I actually like the first part of the tacked on frame narrative, because it consists of Franzis explaining to an old man that he's been to hell and back, and then his girlfriend Jane walks by and she's so shell-shocked she's basically a zombie. It's a solid way to start a film, and immediately establishes that the stakes are going to be pretty damned high. Those stakes do turn out to be high, too - this movie might occasionally seem a little quaint to the modern viewer, but in 1920 it must have hit audiences like a waking nightmare. Still, the resolution only kind of works. In the end, it's revealed that Franzis is an inmate in the asylum, the various characters from the main part of the film are other inmates he's projecting on, and "Caligari" really is the Director of the asylum, but he's also a kindly old man confident that he will finally be able to cure Franzis of his affliction.
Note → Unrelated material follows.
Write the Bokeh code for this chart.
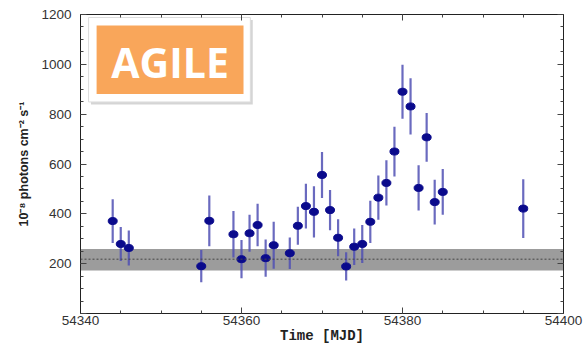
from bokeh.plotting import figure
from bokeh.models import (LinearAxis, SingleIntervalTicker, Range1d, Span, ColumnDataSource,
                          CustomJSTickFormatter)
from bokeh.core.properties import value
from bokeh.embed import file_html
from bokeh.resources import INLINE

# ---- data (MJD, flux in 1e-8 ph cm^-2 s^-1, 1-sigma error) ----
mjd = [54344, 54345, 54346, 54355, 54356, 54359, 54360, 54361, 54362, 54363,
       54364, 54366, 54367, 54368, 54369, 54370, 54371, 54372, 54373, 54374,
       54375, 54376, 54377, 54378, 54379, 54380, 54381, 54382, 54383, 54384,
       54385, 54395]
flux = [371, 279, 263, 190, 372, 318, 218, 322, 355, 222,
        274, 242, 352, 431, 408, 556, 415, 304, 189, 268,
        279, 368, 465, 524, 650, 890, 831, 504, 707, 447,
        488, 421]
err = [88, 68, 70, 65, 102, 93, 77, 74, 85, 75,
       94, 63, 76, 90, 103, 92, 81, 74, 57, 73,
       76, 85, 89, 91, 100, 108, 113, 91, 98, 90,
       92, 118]

mean_flux = [218]
band_low = [173]
band_high = [259]

x_range = (54340, 54400)
y_range = (0, 1200)
badge_text = ["AGILE"]

lo = [f - e for f, e in zip(flux, err)]
hi = [f + e for f, e in zip(flux, err)]
src = ColumnDataSource(dict(x=mjd, y=flux, lo=lo, hi=hi))

p = figure(width=586, height=346, output_backend="svg", toolbar_location=None,
           x_range=Range1d(*x_range), y_range=Range1d(*y_range),
           x_axis_location=None, y_axis_location=None,
           min_border_left=80, min_border_right=23, min_border_top=14, min_border_bottom=32)
p.grid.visible = False
p.background_fill_color = "white"
p.border_fill_color = "white"
p.outline_line_color = "#222222"
p.outline_line_width = 1

def style_axis(ax, labels=True):
    ax.major_tick_in = 6
    ax.major_tick_out = 0
    ax.minor_tick_in = 3
    ax.minor_tick_out = 0
    ax.axis_line_color = "#222222"
    ax.major_tick_line_color = "#444444"
    ax.minor_tick_line_color = "#444444"
    ax.major_label_text_font = "Liberation Sans"
    ax.major_label_text_font_size = "13.5px"
    ax.major_label_text_color = "#333333"
    if not labels:
        ax.formatter = CustomJSTickFormatter(code="return '';")
        ax.major_label_standoff = 0

xb = LinearAxis(ticker=SingleIntervalTicker(interval=20, num_minor_ticks=4))
style_axis(xb)
xb.major_label_standoff = 2
xb.axis_label = "Time [MJD]"
xb.axis_label_text_font = "Liberation Mono"
xb.axis_label_text_font_style = "bold"
xb.axis_label_text_font_size = "14px"
xb.axis_label_text_color = "#222222"
xb.axis_label_standoff = 0
p.add_layout(xb, "below")

yl = LinearAxis(ticker=SingleIntervalTicker(interval=200, num_minor_ticks=4))
style_axis(yl)
yl.major_label_overrides = {0: ""}
yl.major_label_standoff = 9
yl.axis_label = "10\u207b\u2078 photons cm\u207b\u00b2 s\u207b\u00b9"
yl.axis_label_text_font = "Liberation Sans"
yl.axis_label_text_font_style = "bold"
yl.axis_label_text_font_size = "12.5px"
yl.axis_label_text_color = "#222222"
yl.axis_label_standoff = 7
p.add_layout(yl, "left")

xt = LinearAxis(ticker=SingleIntervalTicker(interval=20, num_minor_ticks=4))
style_axis(xt, labels=False)
p.add_layout(xt, "above")
yr = LinearAxis(ticker=SingleIntervalTicker(interval=200, num_minor_ticks=4))
style_axis(yr, labels=False)
p.add_layout(yr, "right")

# background band and mean level
p.quad(left=[x_range[0]], right=[x_range[1]], bottom=band_low, top=band_high,
       fill_color="#9c9c9c", line_color=None)
p.add_layout(Span(location=mean_flux[0], dimension="width", line_color="#444444",
                  line_dash="2 2", line_width=1))

# error bars and points
p.segment(x0="x", y0="lo", x1="x", y1="hi", source=src,
          line_color="#5050b4", line_alpha=0.85, line_width=2.2)
p.ellipse(x="x", y="y", width=9, height=7, width_units="screen", height_units="screen",
          source=src, fill_color="#0a0a8c", line_color="#0a0a8c")

# AGILE badge (decoration)
bx0, bx1, by0, by1 = 54341.0, 54361.1, 849, 1188
ix0, ix1, iy0, iy1 = 54342.0, 54360.25, 881, 1156
p.quad(left=[bx0 + 0.3], right=[bx1 + 0.3], bottom=[by0 - 10], top=[by1 - 10],
       fill_color="#888888", fill_alpha=0.35, line_color=None)
p.quad(left=[bx0], right=[bx1], bottom=[by0], top=[by1],
       fill_color="white", line_color="#dddddd", line_width=1)
p.quad(left=[ix0], right=[ix1], bottom=[iy0], top=[iy1],
       fill_color="#F9A65A", line_color=None)
p.text(x=[(ix0 + ix1) / 2], y=[(iy0 + iy1) / 2 - 10], text=badge_text,
       text_font=value("Open Sans"), text_font_style="bold", text_font_size="41px",
       text_color="white", text_align="center", text_baseline="middle")

open("out.html", "w").write(file_html(p, INLINE))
Now, to be fair, the film's director Robert Wiene does a solid job of selling all this with the appropriate degree of menace, and so the Asylum Director's observation "So he thinks I'm Caligari. Now I know exactly how to cure him" does not come off as reassuring at all. But even so, it dilutes the impact of the film's message. Then again, having it all be the delusions of a madman was probably a pretty novel twist in 1920, and it manages to maintain the dark and pessimistic tone of the film. I can only be grateful that some bullshit happy ending wasn't forced in instead. Having your hero buckled into a straight jacked and locked away by the man he's convinced is his tormentor is still really fucking dark. 

And really, this whole movie is really fucking dark. Admirably so. The whole feel of this film is one of moody, oppressive weirdness. It's also refreshingly short, which means that there's no room for the tired soap-opera subplots that so many modern films feel obligated to include in the name of "character development". The Cabinet of Dr. Caligari is a dark and direct parable, and even over a century later it still packs one hell of a punch. It's not a perfect movie, and some of its excesses have aged better than others, but there's a reason it's still considered a classic and is, for a silent film at least, still widely available and widely seen.